Intel‘s next generation of its Core series processors is only a couple of months away at this point. As we inch closer to its imminent release, more and more leaks surrounding the engineering samples of 13th Gen Raptor Lake CPUs are now surfacing online.
Just yesterday, an alleged Core i9-13900K processor was listed on the Chinese black market. However, the picture attached in the ad was mostly blurred out to hide the details printed on the IHS of the chip. That prevented most publications from taking it for face value, since there was no way to validate whether the person was actually selling a 13th Gen chip or not.
Today, a new leak has come forward with intent to verify that listing and provide more insight into the subject. Over on the Chiphell forums, a member by the name of “Lordzzz” provided the uncensored version of that exact same photo, confirming that we’re indeed looking at the 13900K.
As you can see in the picture above, the chip has a Q0D8 SPEC code with tells us that we’re looking at ES1, aka the first engineering sample of this chip. This is an important distinction because the latest engineering sample floating around the market is ES3, with has much higher clock speeds and better overclocking capabilities.
The reason why multiple states of engineering samples exist is because Intel sends updated ones to partners and relevant parties once they’re ready, outdating the previous ones in the process. These now-outdated chips are no longer needed so they’re discarded, but Intel doesn’t bother to collect them back. And that’s why they make their way onto the black market and are sold off illegally.
Core i9-13900K ES1 benchmark
Even though the engineering sample in the original listing was outdated, it did confirm the 8+16 core configuration of the 13900K. The description mentioned that the chip features 8 Raptor Cove cores and 16 Gracemont cores, and the fact that the processors works in a ASUS ROG Z690 APEX motherboard.
Adding to that, the Chiphell leaker provided benchmarks for the same ES1 variant of the i9-13900K in CPU-Z. The CPU scored 611 points in single-threaded test and 13,015 points in the multi-threaded test. Those aren’t impressive numbers considering this is a next-gen flagship, but again, we’re looking at an early engineering sample.
Moreover, the screenshots below reveal that the CPU boosted up to 4.5GHz as well.
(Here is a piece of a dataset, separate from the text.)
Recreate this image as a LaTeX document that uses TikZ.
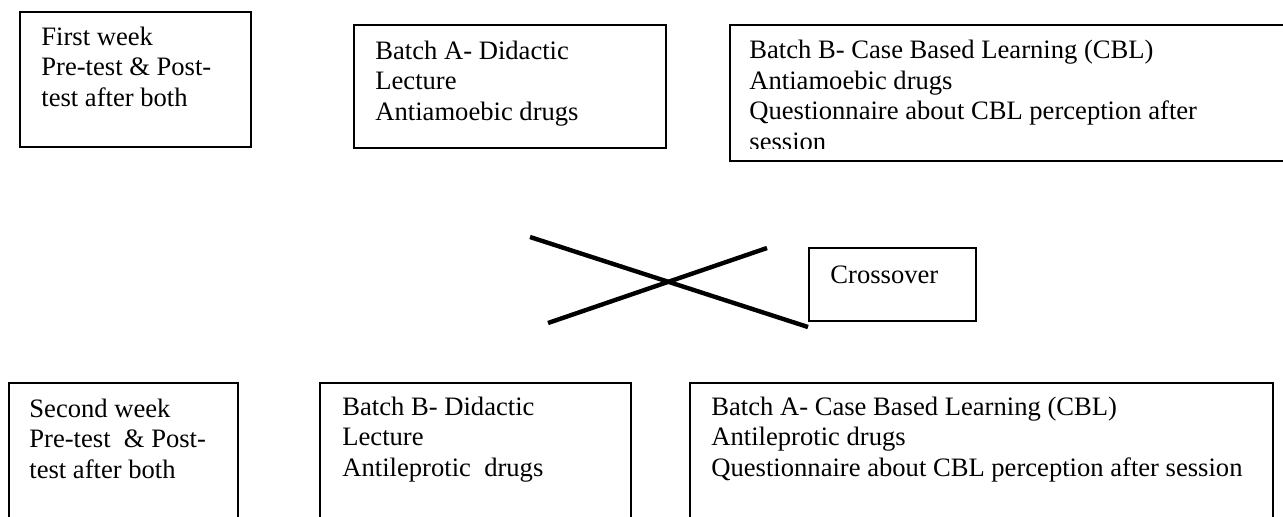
\documentclass[tikz,border=0pt]{standalone}
\usepackage{fontspec}
\setmainfont{Liberation Serif}
\begin{document}
\begin{tikzpicture}[x=0.5pt,y=-0.5pt,
	box/.style={draw,line width=1.2pt},
	thinbox/.style={draw,line width=0.8pt},
	crossline/.style={line width=2.2pt},
	txt/.style={anchor=base west,align=left,inner sep=0pt,font=\fontsize{13.3}{15.2}\selectfont}]
		\useasboundingbox (0,0) rectangle (1283,516);
		\clip (0,0) rectangle (1283,516);

		% first week (text nodes sit on their last line)
		\draw[box] (20,12) rectangle (251,147);
		\draw[box] (354,25) rectangle (666,148);
		\draw[box] (730,25) rectangle (1300,161);

		\node[txt] (wa) at (41,106) {First week\\Pre-test \& Post-\\test after both};
		\node[txt] (da) at (375,120) {Batch A- Didactic\\Lecture\\Antiamoebic drugs};
		\begin{scope}
			\clip (730,25) rectangle (1300,148);
			\node[txt] (cb) at (749,150) {Batch B- Case Based Learning (CBL)\\Antiamoebic drugs\\Questionnaire about CBL perception after\\session};
		\end{scope}

		% crossover
		\coordinate (x1) at (530,237);
		\coordinate (x2) at (808,327);
		\coordinate (x3) at (548,323);
		\coordinate (x4) at (767,248);
		\draw[crossline] (x1) -- (x2);
		\draw[crossline] (x3) -- (x4);

		\draw[thinbox] (809,248) rectangle (976,321);
		\node[txt] (co) at (830,283) {Crossover};

		% second week
		\draw[box] (9,383) rectangle (238,540);
		\draw[box] (320,383) rectangle (631,540);
		\draw[box] (690,383) rectangle (1273,540);

		\node[txt] (wb) at (29,478) {Second week\\Pre-test\ \ \& Post-\\test after both};
		\node[txt] (db) at (342,476) {Batch B- Didactic\\Lecture\\Antileprotic\ \ drugs};
		\node[txt] (ca) at (711,476) {Batch A- Case Based Learning (CBL)\\Antileprotic drugs\\Questionnaire about CBL perception after session};
	\end{tikzpicture}
\end{document}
As for the TDP, the 13900K can be seen running at 125W, which confirms its a “K” variant. It’s also important to mention that there is no AVX-512 support seen here.
Core i9-13900K ES3 benchmark
Now that we’ve taken a look at the outdated ES1 chip, it’s time to go over the current ES3 that’s the latest sample one can find right now. The leaker claims to have gotten his hands on one and says it has a SPEC code of Q1HM. No screenshots were provided to accompany the following details, so take that how you will.
Supposedly, the Core i9-13900K ES3 boosts up to 5.5GHz single-core and 5.3GHz across all (Performance) cores. That single-core frequency matches that of the i9-12900KS special edition CPU, which means that the special edition Core i9-13900K would be even faster.
Due to those clock speeds, the CPU ends up scoring 880 single-core points and around 15000 multi-core points in the same CPU-Z benchmark. We have no way of verifying this since the leaker did not attach any pictures to back up these numbers.
If this is indeed true then the 13900K is positioning itself as a worthy upgrade over the 12900K. With faster clock speeds, an upgraded architecture, and support for the same LGA 1700 socket, Raptor Lake is looking better than ever. As more leaks emerge online, we’ll get an even better understanding of the performance of 13th Gen Core series down the line.
That being said, the wait won’t be long since Raptor Lake is rumored to launch sometime in September or October. AMD is releasing their next-gen Ryzen 7000 CPUs in September, which means both companies will be going head to head very soon. Whether Zen4 comes out on top or Raptor Lake extends Intel’s pre-existing lead, only time will tell.